● **Your instructions**
Extract each line of the material that follows exactly and omit its pictures.

● **Dataset excerpt**
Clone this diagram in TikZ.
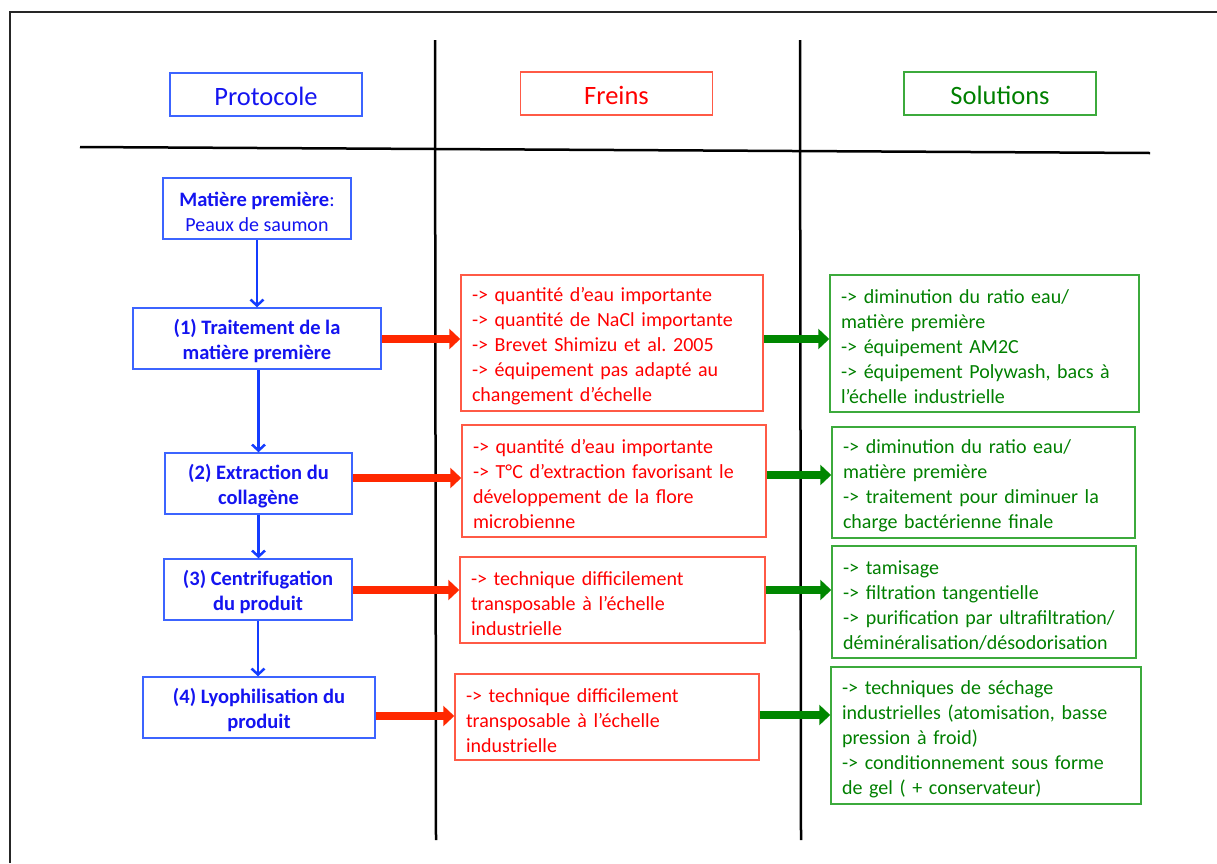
\documentclass[tikz,border=0pt]{standalone}
\usepackage{fontspec}
\setmainfont{Carlito}
\frenchspacing
\usetikzlibrary{arrows.meta}
\newcommand\tstrut{\rule{0pt}{21pt}}
\definecolor{tblue}{RGB}{20,20,240}
\definecolor{bblue}{RGB}{60,100,255}
\definecolor{ablue}{RGB}{20,60,255}
\definecolor{tred}{RGB}{255,0,0}
\definecolor{bred}{RGB}{255,90,70}
\definecolor{ared}{RGB}{255,40,0}
\definecolor{tgreen}{RGB}{0,128,0}
\definecolor{bgreen}{RGB}{60,170,60}
\definecolor{agreen}{RGB}{0,135,0}
\begin{document}
\begin{tikzpicture}[x=1pt,y=-1pt,
  hdr/.style={draw, line width=1.2pt, minimum width=192pt, minimum height=43pt, inner sep=0pt, font=\fontsize{26.5}{30}\selectfont},
  pbox/.style={draw=bblue, text=tblue, line width=1.5pt, inner sep=0pt, align=center, minimum height=61pt, font=\fontsize{20}{25}\selectfont},
  pboxb/.style={pbox, font=\fontsize{20.5}{25}\selectfont\bfseries},
  rbox/.style={draw=bred, text=tred, line width=1.5pt, inner xsep=11pt, inner ysep=0pt, align=left, font=\fontsize{20}{25}\selectfont},
  gbox/.style={draw=bgreen, text=tgreen, line width=1.5pt, inner xsep=11pt, inner ysep=0pt, align=left, font=\fontsize{20}{25}\selectfont},
  barrow/.style={draw=ablue, line width=2.5pt, -{Straight Barb[length=6pt,width=13pt,line width=2.5pt]}},
  rarrow/.style={draw=ared, line width=8.5pt, -{Triangle[length=11pt,width=20pt]}},
  garrow/.style={draw=agreen, line width=8pt, -{Triangle[length=11pt,width=20pt]}},
  rule/.style={draw=black, line width=2.5pt}
]
\useasboundingbox (0,0) rectangle (1217,863);
\fill[white] (0,0) rectangle (1217,863);
% frame
\draw[line width=2pt, black!85] (10,863) -- (10,12) -- (1217,12);
% table lines
\coordinate (hl) at (80,147);
\coordinate (hr) at (1150,153);
\coordinate (v1t) at (435,40);
\coordinate (v1b) at (436,840);
\coordinate (v2t) at (800,40);
\coordinate (v2b) at (801,840);
\draw[rule] (hl) -- (hr);
\draw[rule] (v1t) -- (v1b);
\draw[rule] (v2t) -- (v2b);
% headers
\node[hdr, draw=bblue, text=tblue] (hp) at (266,94.5) {\rule{0pt}{23pt}Protocole};
\node[hdr, draw=bred, text=tred] (hf) at (616.5,93.5) {\rule{0pt}{23pt}Freins};
\node[hdr, draw=bgreen, text=tgreen] (hs) at (1000,93.5) {\rule{0pt}{23pt}Solutions};
% protocol boxes
\node[pbox, minimum width=188pt] (mp) at (257,208.5) {\tstrut{\fontsize{20.5}{25}\selectfont\bfseries Matière première}:\\Peaux de saumon};
\node[pboxb, minimum width=248pt] (b1) at (257,338.5) {\tstrut(1) Traitement de la\\matière première};
\node[pboxb, minimum width=187pt] (b2) at (258.5,483.5) {\tstrut(2) Extraction du\\collagène};
\node[pboxb, minimum width=188pt] (b3) at (258,589.5) {\tstrut(3) Centrifugation\\du produit};
\node[pboxb, minimum width=232pt] (b4) at (259,707.5) {\tstrut(4) Lyophilisation du\\produit};
% freins boxes
\node[rbox, text width=280pt, minimum height=136pt] (r1) at (612,343) {\tstrut-> quantité d’eau importante\\-> quantité de NaCl importante\\-> Brevet Shimizu et al. 2005\\-> équipement pas adapté au\\changement d’échelle};
\node[rbox, text width=282pt, minimum height=112pt] (r2) at (614,481) {\tstrut-> quantité d’eau importante\\-> T°C d’extraction favorisant le\\développement de la flore\\microbienne};
\node[rbox, text width=283pt, minimum height=86pt] (r3) at (612.5,600) {\tstrut-> technique difficilement\\transposable à l’échelle\\industrielle};
\node[rbox, text width=282pt, minimum height=86pt] (r4) at (607,717) {\tstrut-> technique difficilement\\transposable à l’échelle\\industrielle};
% solutions boxes
\node[gbox, text width=287pt, minimum height=137pt] (g1) at (984.5,343.5) {\tstrut-> diminution du ratio eau/\\matière première\\-> équipement AM2C\\-> équipement Polywash, bacs à\\l’échelle industrielle};
\node[gbox, text width=281pt, minimum height=111pt] (g2) at (983.5,482.5) {\tstrut-> diminution du ratio eau/\\matière première\\-> traitement pour diminuer la\\charge bactérienne finale};
\node[gbox, text width=282pt, minimum height=112pt] (g3) at (984,602) {\tstrut-> tamisage\\-> filtration tangentielle\\-> purification par ultrafiltration/\\déminéralisation/désodorisation};
\node[gbox, text width=288pt, minimum height=137pt] (g4) at (986,735.5) {\tstrut-> techniques de séchage\\industrielles (atomisation, basse\\pression à froid)\\-> conditionnement sous forme\\de gel ( + conservateur)};
% blue arrows
\draw[barrow] (mp.south) -- (mp.south |- b1.north);
\draw[barrow] (b1.south -| b2.north) -- (b2.north);
\draw[barrow] (b2.south) -- (b2.south |- b3.north);
\draw[barrow] (b3.south) -- (b3.south |- b4.north);
% red arrows
\draw[rarrow] (b1.east |- 0,339) -- (r1.west |- 0,339);
\draw[rarrow] (b2.east |- 0,478) -- (r2.west |- 0,478);
\draw[rarrow] (b3.east |- 0,590) -- (r3.west |- 0,590);
\draw[rarrow] (b4.east |- 0,716) -- (r4.west |- 0,716);
% green arrows
\draw[garrow] (r1.east |- 0,339) -- (g1.west |- 0,339);
\draw[garrow] (r2.east |- 0,475) -- (g2.west |- 0,475);
\draw[garrow] (r3.east |- 0,590) -- (g3.west |- 0,590);
\draw[garrow] (r4.east |- 0,715) -- (g4.west |- 0,715);
\end{tikzpicture}
\end{document}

● **Output for this task**
Clone this diagram in TikZ.
\documentclass[tikz,border=0pt]{standalone}
\usepackage{fontspec}
\setmainfont{Carlito}
\frenchspacing
\usetikzlibrary{arrows.meta}
\newcommand\tstrut{\rule{0pt}{21pt}}
\definecolor{tblue}{RGB}{20,20,240}
\definecolor{bblue}{RGB}{60,100,255}
\definecolor{ablue}{RGB}{20,60,255}
\definecolor{tred}{RGB}{255,0,0}
\definecolor{bred}{RGB}{255,90,70}
\definecolor{ared}{RGB}{255,40,0}
\definecolor{tgreen}{RGB}{0,128,0}
\definecolor{bgreen}{RGB}{60,170,60}
\definecolor{agreen}{RGB}{0,135,0}
\begin{document}
\begin{tikzpicture}[x=1pt,y=-1pt,
  hdr/.style={draw, line width=1.2pt, minimum width=192pt, minimum height=43pt, inner sep=0pt, font=\fontsize{26.5}{30}\selectfont},
  pbox/.style={draw=bblue, text=tblue, line width=1.5pt, inner sep=0pt, align=center, minimum height=61pt, font=\fontsize{20}{25}\selectfont},
  pboxb/.style={pbox, font=\fontsize{20.5}{25}\selectfont\bfseries},
  rbox/.style={draw=bred, text=tred, line width=1.5pt, inner xsep=11pt, inner ysep=0pt, align=left, font=\fontsize{20}{25}\selectfont},
  gbox/.style={draw=bgreen, text=tgreen, line width=1.5pt, inner xsep=11pt, inner ysep=0pt, align=left, font=\fontsize{20}{25}\selectfont},
  barrow/.style={draw=ablue, line width=2.5pt, -{Straight Barb[length=6pt,width=13pt,line width=2.5pt]}},
  rarrow/.style={draw=ared, line width=8.5pt, -{Triangle[length=11pt,width=20pt]}},
  garrow/.style={draw=agreen, line width=8pt, -{Triangle[length=11pt,width=20pt]}},
  rule/.style={draw=black, line width=2.5pt}
]
\useasboundingbox (0,0) rectangle (1217,863);
\fill[white] (0,0) rectangle (1217,863);
% frame
\draw[line width=2pt, black!85] (10,863) -- (10,12) -- (1217,12);
% table lines
\coordinate (hl) at (80,147);
\coordinate (hr) at (1150,153);
\coordinate (v1t) at (435,40);
\coordinate (v1b) at (436,840);
\coordinate (v2t) at (800,40);
\coordinate (v2b) at (801,840);
\draw[rule] (hl) -- (hr);
\draw[rule] (v1t) -- (v1b);
\draw[rule] (v2t) -- (v2b);
% headers
\node[hdr, draw=bblue, text=tblue] (hp) at (266,94.5) {\rule{0pt}{23pt}Protocole};
\node[hdr, draw=bred, text=tred] (hf) at (616.5,93.5) {\rule{0pt}{23pt}Freins};
\node[hdr, draw=bgreen, text=tgreen] (hs) at (1000,93.5) {\rule{0pt}{23pt}Solutions};
% protocol boxes
\node[pbox, minimum width=188pt] (mp) at (257,208.5) {\tstrut{\fontsize{20.5}{25}\selectfont\bfseries Matière première}:\\Peaux de saumon};
\node[pboxb, minimum width=248pt] (b1) at (257,338.5) {\tstrut(1) Traitement de la\\matière première};
\node[pboxb, minimum width=187pt] (b2) at (258.5,483.5) {\tstrut(2) Extraction du\\collagène};
\node[pboxb, minimum width=188pt] (b3) at (258,589.5) {\tstrut(3) Centrifugation\\du produit};
\node[pboxb, minimum width=232pt] (b4) at (259,707.5) {\tstrut(4) Lyophilisation du\\produit};
% freins boxes
\node[rbox, text width=280pt, minimum height=136pt] (r1) at (612,343) {\tstrut-> quantité d’eau importante\\-> quantité de NaCl importante\\-> Brevet Shimizu et al. 2005\\-> équipement pas adapté au\\changement d’échelle};
\node[rbox, text width=282pt, minimum height=112pt] (r2) at (614,481) {\tstrut-> quantité d’eau importante\\-> T°C d’extraction favorisant le\\développement de la flore\\microbienne};
\node[rbox, text width=283pt, minimum height=86pt] (r3) at (612.5,600) {\tstrut-> technique difficilement\\transposable à l’échelle\\industrielle};
\node[rbox, text width=282pt, minimum height=86pt] (r4) at (607,717) {\tstrut-> technique difficilement\\transposable à l’échelle\\industrielle};
% solutions boxes
\node[gbox, text width=287pt, minimum height=137pt] (g1) at (984.5,343.5) {\tstrut-> diminution du ratio eau/\\matière première\\-> équipement AM2C\\-> équipement Polywash, bacs à\\l’échelle industrielle};
\node[gbox, text width=281pt, minimum height=111pt] (g2) at (983.5,482.5) {\tstrut-> diminution du ratio eau/\\matière première\\-> traitement pour diminuer la\\charge bactérienne finale};
\node[gbox, text width=282pt, minimum height=112pt] (g3) at (984,602) {\tstrut-> tamisage\\-> filtration tangentielle\\-> purification par ultrafiltration/\\déminéralisation/désodorisation};
\node[gbox, text width=288pt, minimum height=137pt] (g4) at (986,735.5) {\tstrut-> techniques de séchage\\industrielles (atomisation, basse\\pression à froid)\\-> conditionnement sous forme\\de gel ( + conservateur)};
% blue arrows
\draw[barrow] (mp.south) -- (mp.south |- b1.north);
\draw[barrow] (b1.south -| b2.north) -- (b2.north);
\draw[barrow] (b2.south) -- (b2.south |- b3.north);
\draw[barrow] (b3.south) -- (b3.south |- b4.north);
% red arrows
\draw[rarrow] (b1.east |- 0,339) -- (r1.west |- 0,339);
\draw[rarrow] (b2.east |- 0,478) -- (r2.west |- 0,478);
\draw[rarrow] (b3.east |- 0,590) -- (r3.west |- 0,590);
\draw[rarrow] (b4.east |- 0,716) -- (r4.west |- 0,716);
% green arrows
\draw[garrow] (r1.east |- 0,339) -- (g1.west |- 0,339);
\draw[garrow] (r2.east |- 0,475) -- (g2.west |- 0,475);
\draw[garrow] (r3.east |- 0,590) -- (g3.west |- 0,590);
\draw[garrow] (r4.east |- 0,715) -- (g4.west |- 0,715);
\end{tikzpicture}
\end{document}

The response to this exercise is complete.